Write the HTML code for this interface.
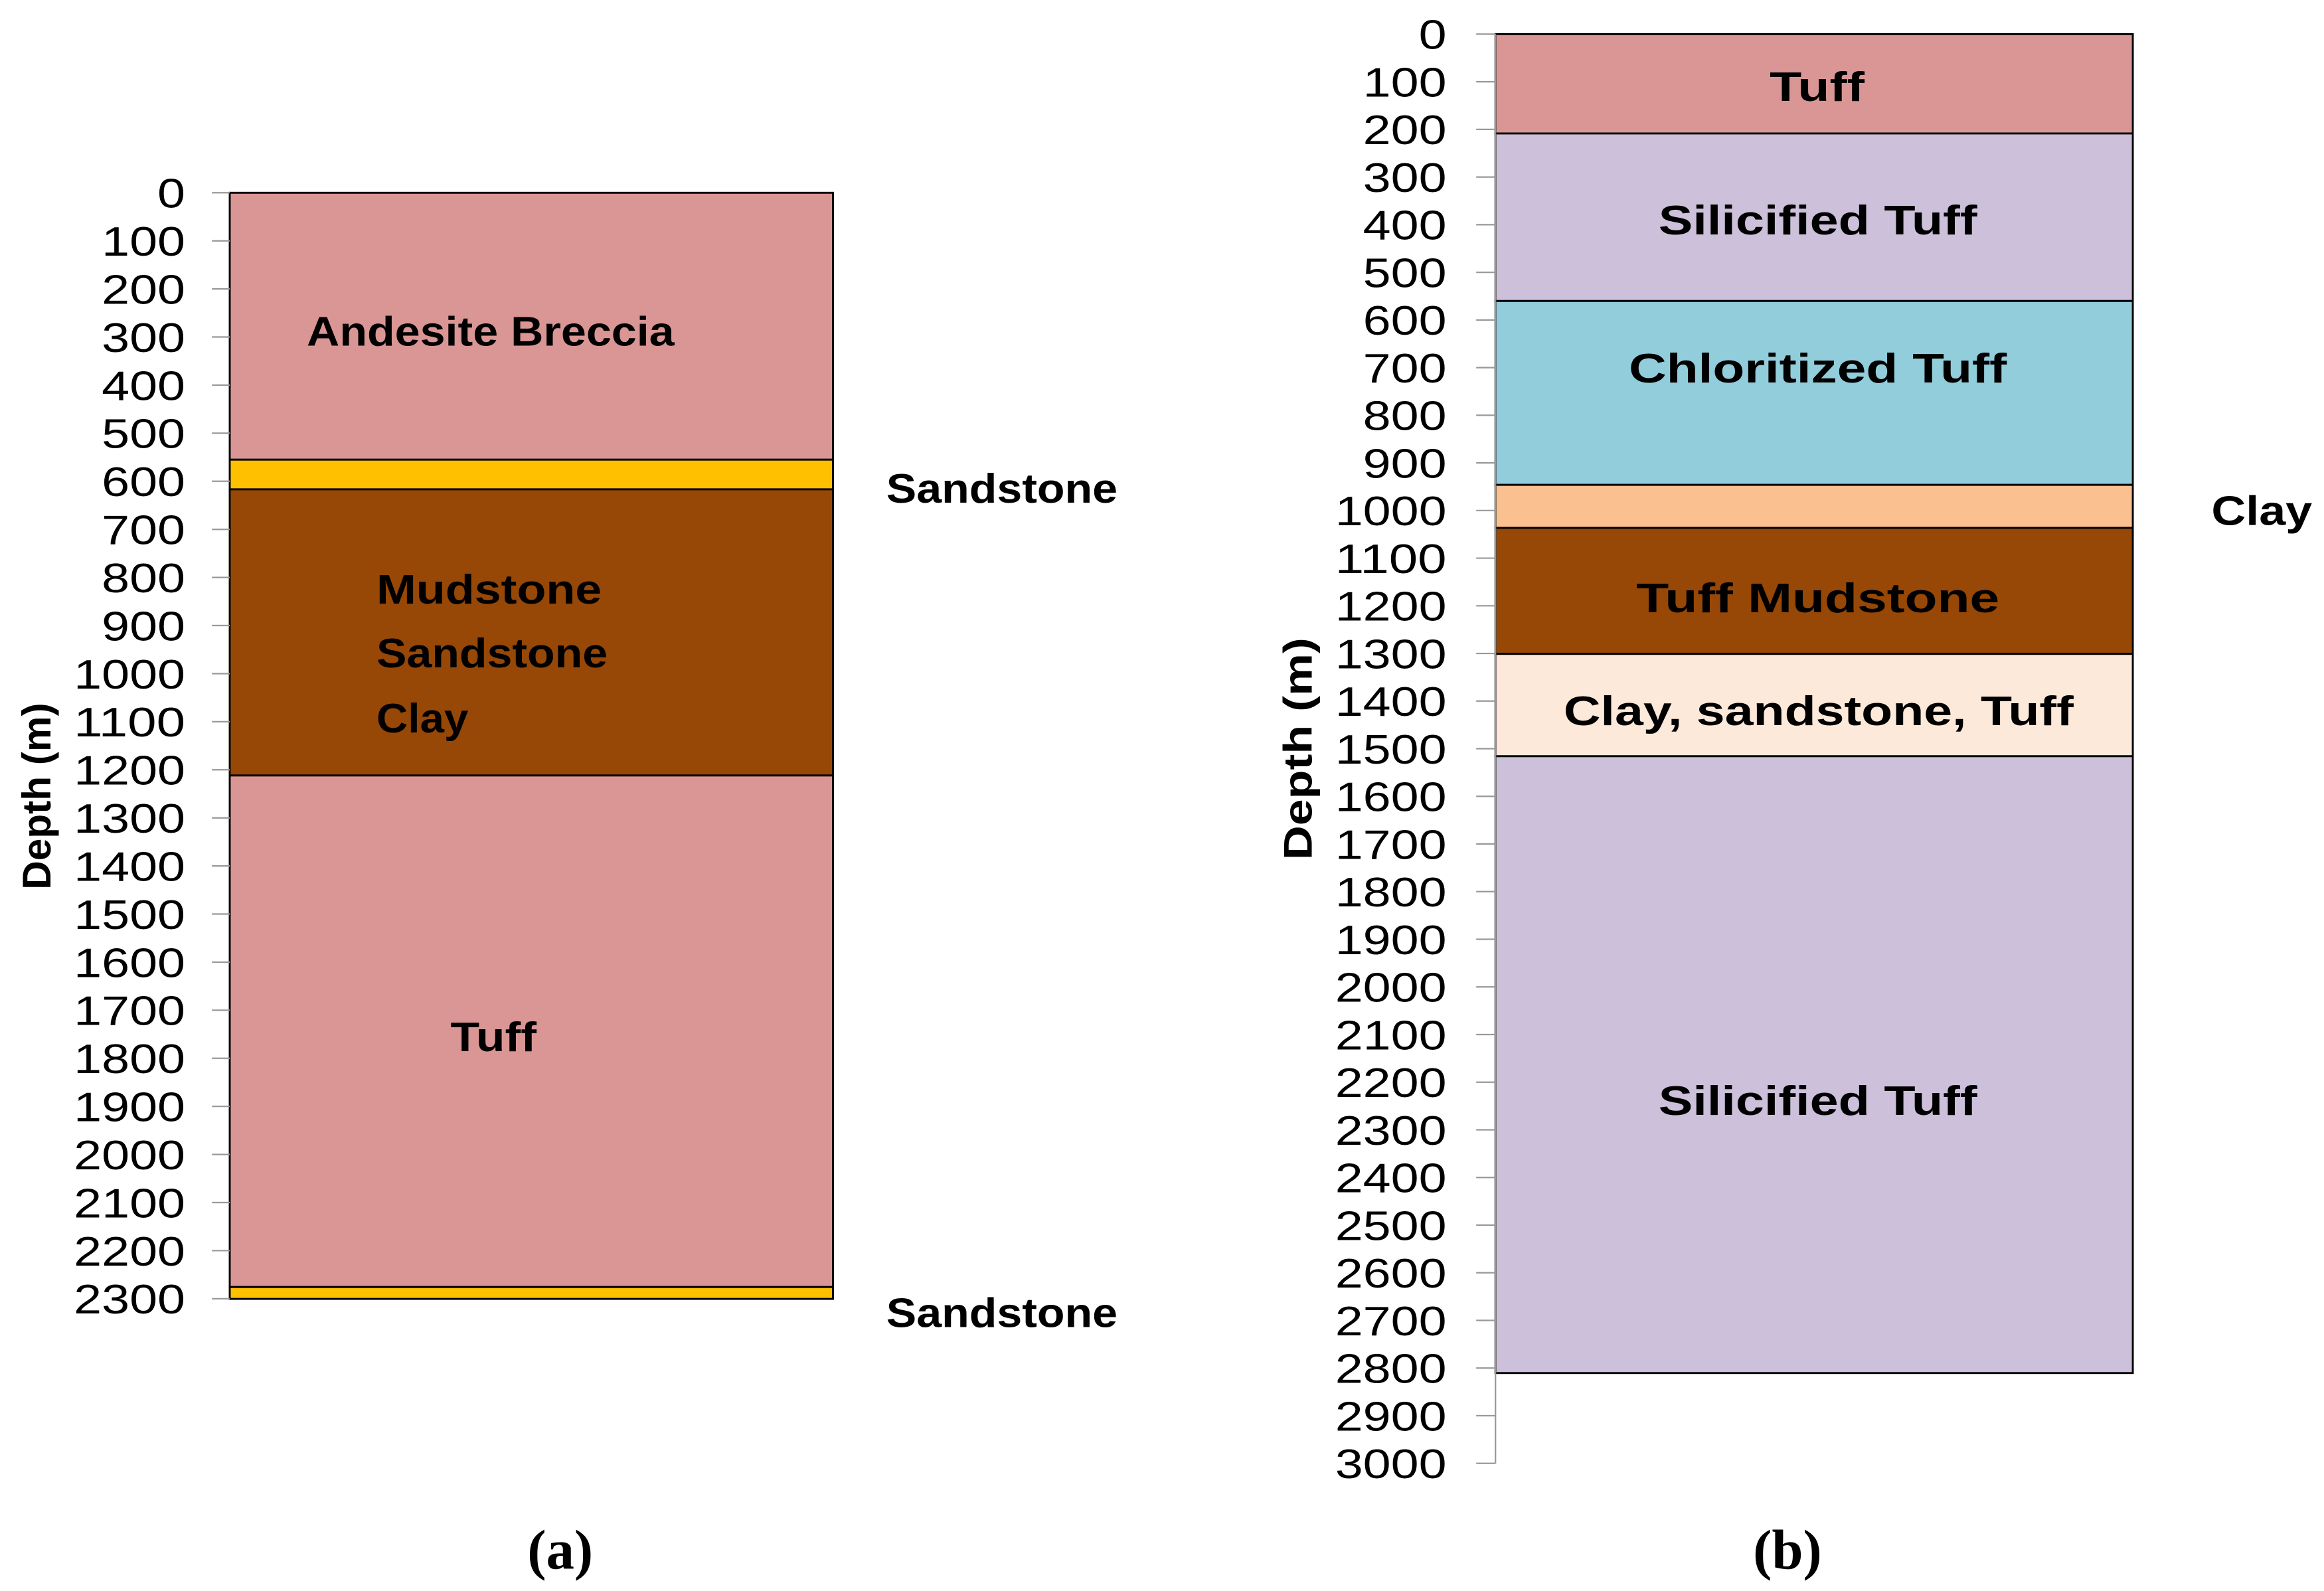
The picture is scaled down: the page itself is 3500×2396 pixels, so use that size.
<!DOCTYPE html>
<html><head><meta charset="utf-8"><style>
html,body{margin:0;padding:0;background:#fff;}
svg{display:block;}
text{font-family:"Liberation Sans",Arial,sans-serif;}
</style></head><body>
<svg id="s" width="3500" height="2396" viewBox="0 0 1568 1073" preserveAspectRatio="none" xmlns="http://www.w3.org/2000/svg">
<g stroke="#000" stroke-width="1.3">
<rect x="155" y="130" width="407" height="180" fill="#DA9694"/>
<rect x="155" y="310" width="407" height="20" fill="#FFC000"/>
<rect x="155" y="330" width="407" height="193" fill="#974706"/>
<rect x="155" y="523" width="407" height="345" fill="#DA9694"/>
<rect x="155" y="868" width="407" height="8" fill="#FFC000"/>
<rect x="1009" y="23" width="430" height="67" fill="#DA9694"/>
<rect x="1009" y="90" width="430" height="113" fill="#CCC0DA"/>
<rect x="1009" y="203" width="430" height="124" fill="#92CDDC"/>
<rect x="1009" y="327" width="430" height="29" fill="#FAC090"/>
<rect x="1009" y="356" width="430" height="85" fill="#974706"/>
<rect x="1009" y="441" width="430" height="69" fill="#FDE9D9"/>
<rect x="1009" y="510" width="430" height="416" fill="#CCC0DA"/>
</g>
<line x1="1009" y1="23" x2="1009" y2="987" stroke="#999" stroke-width="1"/>
<g id="ticks"></g>
<g font-weight="bold" font-size="28" fill="#000">
<text x="207" y="233" textLength="248" lengthAdjust="spacingAndGlyphs">Andesite Breccia</text>
<text x="254" y="407" textLength="152" lengthAdjust="spacingAndGlyphs">Mudstone</text>
<text x="254" y="450" textLength="156" lengthAdjust="spacingAndGlyphs">Sandstone</text>
<text x="254" y="494" textLength="62" lengthAdjust="spacingAndGlyphs">Clay</text>
<text x="304" y="709" textLength="58" lengthAdjust="spacingAndGlyphs">Tuff</text>
<text x="598" y="339" textLength="156" lengthAdjust="spacingAndGlyphs">Sandstone</text>
<text x="598" y="895" textLength="156" lengthAdjust="spacingAndGlyphs">Sandstone</text>
<text x="1194" y="68" textLength="64" lengthAdjust="spacingAndGlyphs">Tuff</text>
<text x="1119" y="158" textLength="215" lengthAdjust="spacingAndGlyphs">Silicified Tuff</text>
<text x="1099" y="258" textLength="255" lengthAdjust="spacingAndGlyphs">Chloritized Tuff</text>
<text x="1104" y="413" textLength="245" lengthAdjust="spacingAndGlyphs">Tuff Mudstone</text>
<text x="1055" y="489" textLength="344" lengthAdjust="spacingAndGlyphs">Clay, sandstone, Tuff</text>
<text x="1119" y="752" textLength="215" lengthAdjust="spacingAndGlyphs">Silicified Tuff</text>
<text x="1492" y="354" textLength="68" lengthAdjust="spacingAndGlyphs">Clay</text>
<text font-size="27" transform="translate(34,537) rotate(-90)" text-anchor="middle" textLength="126" lengthAdjust="spacingAndGlyphs">Depth (m)</text>
<text font-size="27" transform="translate(885,505) rotate(-90)" text-anchor="middle" textLength="150" lengthAdjust="spacingAndGlyphs">Depth (m)</text>
</g>
<g font-weight="bold" font-size="38" text-anchor="middle">
<text x="378" y="1058" style="font-family:'Liberation Serif',serif">(a)</text>
<text x="1206" y="1058" style="font-family:'Liberation Serif',serif">(b)</text>
</g>
</svg>
<script>
var g=document.getElementById('ticks'),h='';
function lab(x,y,v){var s=String(v);return '<text x="'+x+'" y="'+(y+10)+'" font-size="28" text-anchor="end" fill="#000" textLength="'+(s.length*18.8)+'" lengthAdjust="spacingAndGlyphs">'+s+'</text>';}
for(var i=0;i<=23;i++){var y=130+i*32.43;
h+='<line x1="143" y1="'+y+'" x2="155" y2="'+y+'" stroke="#999"/>';
h+=lab(125,y,i*100);}
for(var i=0;i<=30;i++){var y=23+i*32.13;
h+='<line x1="996" y1="'+y+'" x2="1009" y2="'+y+'" stroke="#999"/>';
h+=lab(976,y,i*100);}
g.innerHTML=h;
</script>
</body></html>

*Request*
Within the data above, pick out all lines holding the word "size".

*Complete response*
The picture is scaled down: the page itself is 3500×2396 pixels, so use that size.
<g font-weight="bold" font-size="28" fill="#000">
<text font-size="27" transform="translate(34,537) rotate(-90)" text-anchor="middle" textLength="126" lengthAdjust="spacingAndGlyphs">Depth (m)</text>
<text font-size="27" transform="translate(885,505) rotate(-90)" text-anchor="middle" textLength="150" lengthAdjust="spacingAndGlyphs">Depth (m)</text>
<g font-weight="bold" font-size="38" text-anchor="middle">
function lab(x,y,v){var s=String(v);return '<text x="'+x+'" y="'+(y+10)+'" font-size="28" text-anchor="end" fill="#000" textLength="'+(s.length*18.8)+'" lengthAdjust="spacingAndGlyphs">'+s+'</text>';}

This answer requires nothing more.